Discover All The Intrinsic Benefits Of Holding An Open House
Have you ever heard the phrase “You got to risk it for the biscuit?” Well, when you think about doing an open house for your client’s beautiful listing, throw that idiomatic expression out the window.
We’re here to explain why open houses are worth the pain and how there is limited risk with hosting one.
We don’t need to go into the pros of an open house to persuade you why they’re the best. This list–and our amazing blog post outlining how to perfectly execute an open house– all but shows the maximum potential your listing could achieve when correctly hosting an open house.
- Maximizes Exposure
- Limits Pressure To Buy
- Creates New Leads
- Educates Buyers On Buying Their First Home
Plain and simple, there’s no better way to show off your listing than through an open house. It’s the perfect way to gather potential buyers in a friendly, warm environment.
- $10 Vase From Ikea Might Get Stolen
- People splurging on the free apps you serve
- Overly-eager clients who ask a million questions, but have no real interest
- A meteor creates a crater after hearing about your open house
So, you’re probably sensing a slight note of sarcasm. That’s because these issues are inconsequential in comparison to successfully selling a house. Let’s delve further.
The solution here is pretty simple: Take anything of value and lock it away. This includes, but is not limited to:
- Prescription Drugs
- Expensive Art
- Smaller items of value that can easily be stored in pockets
Replace those missing pieces with items from inexpensive stores like Ikea if the room’s design requires it. It doesn’t take a rocket scientist to know what is worth securing and what isn’t.

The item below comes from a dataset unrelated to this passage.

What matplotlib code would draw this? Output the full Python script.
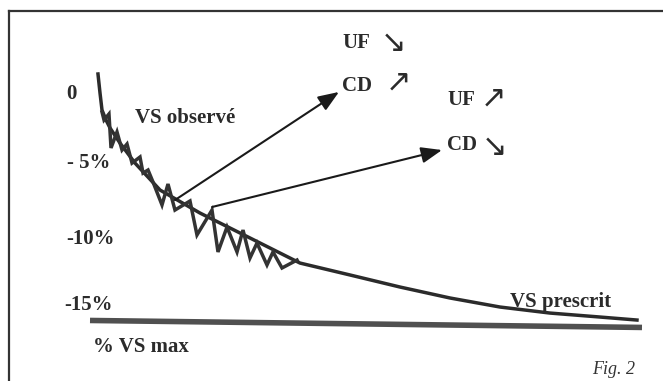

Avoiding App Splurgers, Peekie Peekers, and the “Oh So Not Interested”
Every agent hates the freeloaders. They come in, eat all your food, ask vexatious questions that end up being trite in hindsight, and essentially have no real interest (or proper financing) to purchase your listing. So why would you want to hold an open house only to have these nuisances roam the hallways?
Because they’re potential leads and a great way to increase your network. They may not be interested, but that doesn’t mean they don’t have friends that could be. Or that they aren’t interested in buying this house, but are still in the market to purchase a new home.
If you see your open house more about expanding your business and less about selling the listing (only 3% of open houses actually sell), you’ll realize it’s the easiest way to meet new people and garner new potential customers.
Honestly, there’s nothing you can do about this 1 in a trillion event. If an asteroid hits your listing, make sure you have insurance. Otherwise, what was meant to be was meant to be. The meteor will probably be more upset it didn’t get to try out the loo or eat those lovely danishes you bought from the local baker.
An open house is more than an exposure piece; it’s a risk-free way for you to connect and create value for your client while also increasing your business. Learning how you can capitalize and mitigate sunken costs will allow you to flourish. Well, unless a meteor hits your house. But then again, at least you’ll have half a pool already dug for the rebuild.